◆ WHAT YOU HAVE TO DO
Your task is to quote the listing below exactly, beginning with its first line and ending on the line bearing "CartesianGrid, Legend, Label".

◆ DATA PROVIDED
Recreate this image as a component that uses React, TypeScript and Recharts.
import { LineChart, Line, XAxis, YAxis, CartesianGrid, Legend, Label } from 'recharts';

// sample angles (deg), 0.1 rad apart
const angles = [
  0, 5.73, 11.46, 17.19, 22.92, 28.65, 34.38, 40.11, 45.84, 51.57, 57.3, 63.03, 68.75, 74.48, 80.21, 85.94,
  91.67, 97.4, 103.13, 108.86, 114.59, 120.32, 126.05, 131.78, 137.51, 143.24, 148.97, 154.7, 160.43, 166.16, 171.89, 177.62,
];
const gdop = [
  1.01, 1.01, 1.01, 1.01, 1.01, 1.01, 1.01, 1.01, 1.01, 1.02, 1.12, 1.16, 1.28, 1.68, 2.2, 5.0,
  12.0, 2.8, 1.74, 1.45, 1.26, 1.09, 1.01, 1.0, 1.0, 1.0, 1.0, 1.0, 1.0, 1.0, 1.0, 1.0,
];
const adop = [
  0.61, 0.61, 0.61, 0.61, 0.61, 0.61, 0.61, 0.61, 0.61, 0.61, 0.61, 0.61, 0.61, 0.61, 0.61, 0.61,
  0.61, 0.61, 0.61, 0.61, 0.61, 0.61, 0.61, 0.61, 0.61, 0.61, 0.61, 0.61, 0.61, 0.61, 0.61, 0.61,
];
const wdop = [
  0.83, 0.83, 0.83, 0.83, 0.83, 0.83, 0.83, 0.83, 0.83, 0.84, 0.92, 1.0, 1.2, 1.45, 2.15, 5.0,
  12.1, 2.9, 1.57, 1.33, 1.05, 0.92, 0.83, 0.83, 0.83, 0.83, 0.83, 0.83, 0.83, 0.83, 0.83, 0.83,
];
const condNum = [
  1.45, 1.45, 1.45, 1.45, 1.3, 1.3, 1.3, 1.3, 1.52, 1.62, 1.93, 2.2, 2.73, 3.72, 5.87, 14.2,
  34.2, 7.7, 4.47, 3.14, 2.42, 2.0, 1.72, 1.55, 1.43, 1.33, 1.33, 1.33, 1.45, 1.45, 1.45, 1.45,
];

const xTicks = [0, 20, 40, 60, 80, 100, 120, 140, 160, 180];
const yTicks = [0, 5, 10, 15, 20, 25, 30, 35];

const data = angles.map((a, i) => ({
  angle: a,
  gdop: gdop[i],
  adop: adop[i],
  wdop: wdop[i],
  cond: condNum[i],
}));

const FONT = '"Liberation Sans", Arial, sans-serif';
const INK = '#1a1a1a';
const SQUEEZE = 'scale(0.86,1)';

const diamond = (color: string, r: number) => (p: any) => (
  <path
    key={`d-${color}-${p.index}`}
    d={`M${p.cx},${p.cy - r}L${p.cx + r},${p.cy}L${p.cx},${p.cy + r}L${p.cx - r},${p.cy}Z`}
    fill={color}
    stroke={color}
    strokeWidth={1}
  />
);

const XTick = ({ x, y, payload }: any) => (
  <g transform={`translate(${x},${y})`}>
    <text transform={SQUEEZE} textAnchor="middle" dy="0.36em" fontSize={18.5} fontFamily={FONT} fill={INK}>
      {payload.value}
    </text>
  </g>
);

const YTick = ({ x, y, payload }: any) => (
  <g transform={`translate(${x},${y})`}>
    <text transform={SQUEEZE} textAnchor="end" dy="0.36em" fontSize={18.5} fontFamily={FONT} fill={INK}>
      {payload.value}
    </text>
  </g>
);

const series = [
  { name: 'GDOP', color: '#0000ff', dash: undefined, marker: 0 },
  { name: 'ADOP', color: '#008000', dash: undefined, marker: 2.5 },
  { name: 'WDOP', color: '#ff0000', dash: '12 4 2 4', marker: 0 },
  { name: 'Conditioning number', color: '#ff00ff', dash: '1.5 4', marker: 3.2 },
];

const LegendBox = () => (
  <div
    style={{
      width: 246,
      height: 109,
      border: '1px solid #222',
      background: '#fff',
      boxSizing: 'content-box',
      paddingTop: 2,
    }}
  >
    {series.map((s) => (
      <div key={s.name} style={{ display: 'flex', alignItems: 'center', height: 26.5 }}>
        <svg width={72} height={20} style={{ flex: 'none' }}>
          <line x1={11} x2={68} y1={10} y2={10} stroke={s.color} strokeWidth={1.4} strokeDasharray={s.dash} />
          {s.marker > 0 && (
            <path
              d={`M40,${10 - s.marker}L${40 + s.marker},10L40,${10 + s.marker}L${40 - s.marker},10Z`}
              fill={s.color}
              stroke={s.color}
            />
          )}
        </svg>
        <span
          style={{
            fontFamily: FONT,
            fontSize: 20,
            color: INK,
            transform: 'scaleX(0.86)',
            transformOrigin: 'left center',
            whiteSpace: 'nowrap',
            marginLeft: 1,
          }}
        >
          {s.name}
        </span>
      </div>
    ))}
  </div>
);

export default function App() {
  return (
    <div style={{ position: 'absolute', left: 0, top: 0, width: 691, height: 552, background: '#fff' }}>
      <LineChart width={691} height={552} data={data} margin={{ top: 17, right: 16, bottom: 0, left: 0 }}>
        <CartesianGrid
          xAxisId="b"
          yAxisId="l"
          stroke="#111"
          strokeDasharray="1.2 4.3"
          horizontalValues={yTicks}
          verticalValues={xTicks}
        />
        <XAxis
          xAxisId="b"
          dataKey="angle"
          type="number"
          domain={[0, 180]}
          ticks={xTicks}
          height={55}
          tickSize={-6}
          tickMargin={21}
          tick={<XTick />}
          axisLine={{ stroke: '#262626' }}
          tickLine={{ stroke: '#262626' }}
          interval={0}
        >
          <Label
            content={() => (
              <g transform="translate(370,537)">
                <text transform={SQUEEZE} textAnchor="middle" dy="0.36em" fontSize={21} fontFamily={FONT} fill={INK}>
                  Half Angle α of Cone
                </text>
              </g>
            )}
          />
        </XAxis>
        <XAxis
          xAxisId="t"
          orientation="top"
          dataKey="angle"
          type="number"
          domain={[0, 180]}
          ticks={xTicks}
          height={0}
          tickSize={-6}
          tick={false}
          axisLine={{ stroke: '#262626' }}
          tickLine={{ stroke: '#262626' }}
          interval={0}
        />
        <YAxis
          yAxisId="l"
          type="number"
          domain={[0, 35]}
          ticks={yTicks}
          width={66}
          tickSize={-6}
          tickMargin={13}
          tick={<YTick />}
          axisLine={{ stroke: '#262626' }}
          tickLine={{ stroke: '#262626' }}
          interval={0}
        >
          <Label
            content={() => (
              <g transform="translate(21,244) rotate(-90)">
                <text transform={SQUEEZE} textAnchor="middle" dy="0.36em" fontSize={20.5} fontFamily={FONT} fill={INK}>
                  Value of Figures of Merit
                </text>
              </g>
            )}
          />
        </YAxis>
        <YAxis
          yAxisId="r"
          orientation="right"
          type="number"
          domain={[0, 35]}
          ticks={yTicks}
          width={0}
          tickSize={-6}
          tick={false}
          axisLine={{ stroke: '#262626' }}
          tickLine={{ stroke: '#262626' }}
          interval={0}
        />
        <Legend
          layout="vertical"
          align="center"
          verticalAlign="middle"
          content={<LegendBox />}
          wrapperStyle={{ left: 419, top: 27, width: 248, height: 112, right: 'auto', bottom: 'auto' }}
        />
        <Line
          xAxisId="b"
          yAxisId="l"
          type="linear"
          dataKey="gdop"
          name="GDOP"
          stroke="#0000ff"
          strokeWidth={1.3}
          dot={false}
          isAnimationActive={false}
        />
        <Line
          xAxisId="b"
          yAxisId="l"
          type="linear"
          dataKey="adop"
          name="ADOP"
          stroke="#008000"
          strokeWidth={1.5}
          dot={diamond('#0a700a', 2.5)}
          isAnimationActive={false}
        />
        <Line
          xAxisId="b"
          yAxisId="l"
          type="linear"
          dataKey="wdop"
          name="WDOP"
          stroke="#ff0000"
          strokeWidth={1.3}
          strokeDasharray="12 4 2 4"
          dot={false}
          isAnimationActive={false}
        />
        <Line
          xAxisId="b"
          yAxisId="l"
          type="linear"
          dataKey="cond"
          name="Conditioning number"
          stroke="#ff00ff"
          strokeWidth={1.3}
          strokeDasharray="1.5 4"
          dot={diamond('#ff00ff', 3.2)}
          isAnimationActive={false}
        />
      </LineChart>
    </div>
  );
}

◆ ANSWER TO THE EXERCISE
Recreate this image as a component that uses React, TypeScript and Recharts.
import { LineChart, Line, XAxis, YAxis, CartesianGrid, Legend, Label } from 'recharts';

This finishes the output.